Tactical Gold / XAU/USD Strategies: Options, Timing And Risk Control
From a trading perspective, Gold / XAU/USD near $4,400 demands a split between structural positioning and short-term tactics. Structurally, lower real yields, a softer dollar, persistent central bank buying and elevated geopolitical risk justify maintaining or building a core position, especially for investors with negligible gold exposure. Tactically, the picture is more nuanced. With resistance stacked at $4,400, $4,445 and $4,500, aggressive leveraged longs opened exactly at these levels carry poor asymmetry. A better risk-reward profile is achieved by using options – for example, call structures with strikes moderately above spot – to participate in potential upside while capping downside at the premium. For directional traders without options, the rational approach is to wait for dips toward $4,200–$4,300 or a confirmed breakout and hold above $4,445–$4,500 rather than chasing every spike intraday. The recent bearish engulfing candle on the daily chart reinforces the need for discipline around entries.
Central Banks And ETF Flows As Gold’s “Insider” Signal
In equities, insider buying and selling give a strong signal about management’s conviction.

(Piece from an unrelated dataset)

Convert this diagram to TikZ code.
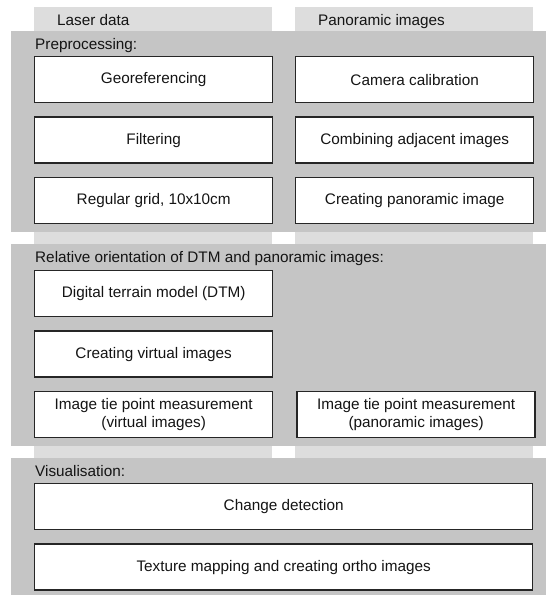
\documentclass[tikz,border=0pt]{standalone}
\usepackage{fontspec}
\setmainfont{Liberation Sans}
\usetikzlibrary{positioning}
\definecolor{ink}{HTML}{141414}
\definecolor{edge}{HTML}{262626}
\definecolor{panelc}{HTML}{C5C5C5}
\definecolor{stripc}{HTML}{DDDDDD}

\begin{document}
\begin{tikzpicture}[
  x=1pt, y=1pt, font=\fontsize{15.3}{18}\selectfont, text=ink,
  col/.style={fill=stripc, inner sep=0pt, anchor=north west, minimum width=238pt, minimum height=451pt},
  panel/.style={fill=panelc, inner sep=0pt, anchor=north west, minimum width=535pt},
  task/.style={draw=edge, line width=1.4pt, fill=white, anchor=north west, align=center, inner sep=2pt, minimum width=238pt, minimum height=46pt},
  wide/.style={task, minimum width=498pt},
  hd/.style={anchor=base west, inner sep=0pt},
  ttl/.style={anchor=base west, inner sep=0pt}
]
\useasboundingbox (0,0) rectangle (546,-595);

% ---- columns and panels
\node[col] (lcol) at (34,-7) {};
\node[col] (rcol) at (295,-7) {};
\node[hd] (laser) at (57,-25) {Laser data};
\node[hd] (panorama) at (318,-25) {Panoramic images};
\node[panel, minimum height=201pt] (pre) at (11,-31) {};
\node[panel, minimum height=202pt] (rel) at (11,-244) {};
\node[panel, minimum height=137pt] (vis) at (11,-458) {};

% ---- preprocessing
\node[ttl] (pretl) at (35,-49) {Preprocessing:};
\node[task] (geo) at (34,-56) {Georeferencing};
\node[task, below=13pt of geo] (filt) {Filtering};
\node[task, below=13pt of filt] (grid) {Regular grid, 10x10cm};
\node[task] (cam) at (295,-56) {Camera calibration};
\node[task, below=13pt of cam] (comb) {Combining adjacent images};
\node[task, below=13pt of comb] (pano) {Creating panoramic image};

% ---- relative orientation
\node[ttl] (reltl) at (35,-262) {Relative orientation of DTM and panoramic images:};
\node[task] (dtm) at (34,-270) {Digital terrain model (DTM)};
\node[task, below=13pt of dtm] (virt) {Creating virtual images};
\node[task, below=13pt of virt] (tiev) {Image tie point measurement\\(virtual images)};
\node[task, right=23pt of tiev] (tiep) {Image tie point measurement\\(panoramic images)};

% ---- visualisation
\node[ttl] (vistl) at (35,-476) {Visualisation:};
\node[wide] (chg) at (34,-483) {Change detection};
\node[wide, below=13pt of chg] (tex) {Texture mapping and creating ortho images};
\end{tikzpicture}
\end{document}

In gold, the closest equivalent is the behaviour of central banks and flows into gold-backed ETFs. The record 1,136-tonne purchase in 2022, the 800-tonne wave in 2024, and continued buying in 2025 function as long-term bullish “insider activity” for the metal. When ETF holdings of bullion rise alongside high spot prices, the message is similar to management buying its own stock near all-time highs: large, informed players are not treating these levels as obvious exits. Unless those flows reverse in a sustained way, the structural case for gold / XAU/USD remains supported even if price consolidates or corrects in the short term.
Gold / XAU/USD Investment Stance At $4,400: Buy, Sell Or Hold
Pulling the data together, gold / XAU/USD trading around $4,400 sits at the intersection of powerful tailwinds and visible technical resistance. The macro drivers – Fed easing, weaker dollar, central bank accumulation, sub-50 PMIs, and persistent geopolitical risk – are intact. The technical picture shows a resilient uptrend with support between $4,274–$4,305 and upside markers at $4,400, $4,445 and $4,500. For investors without meaningful gold exposure, these conditions justify establishing a strategic position and treating setbacks toward $4,200–$4,300 as entry opportunities rather than threats. For short-term traders, the current zone is closer to resistance than support. The fact-based stance is clear: at around $4,400, Gold / XAU/USD is a strategic Hold with a bullish bias, and a Buy on pullbacks toward $4,200–$4,300, rather than an aggressive fresh Buy at the very top of the present range.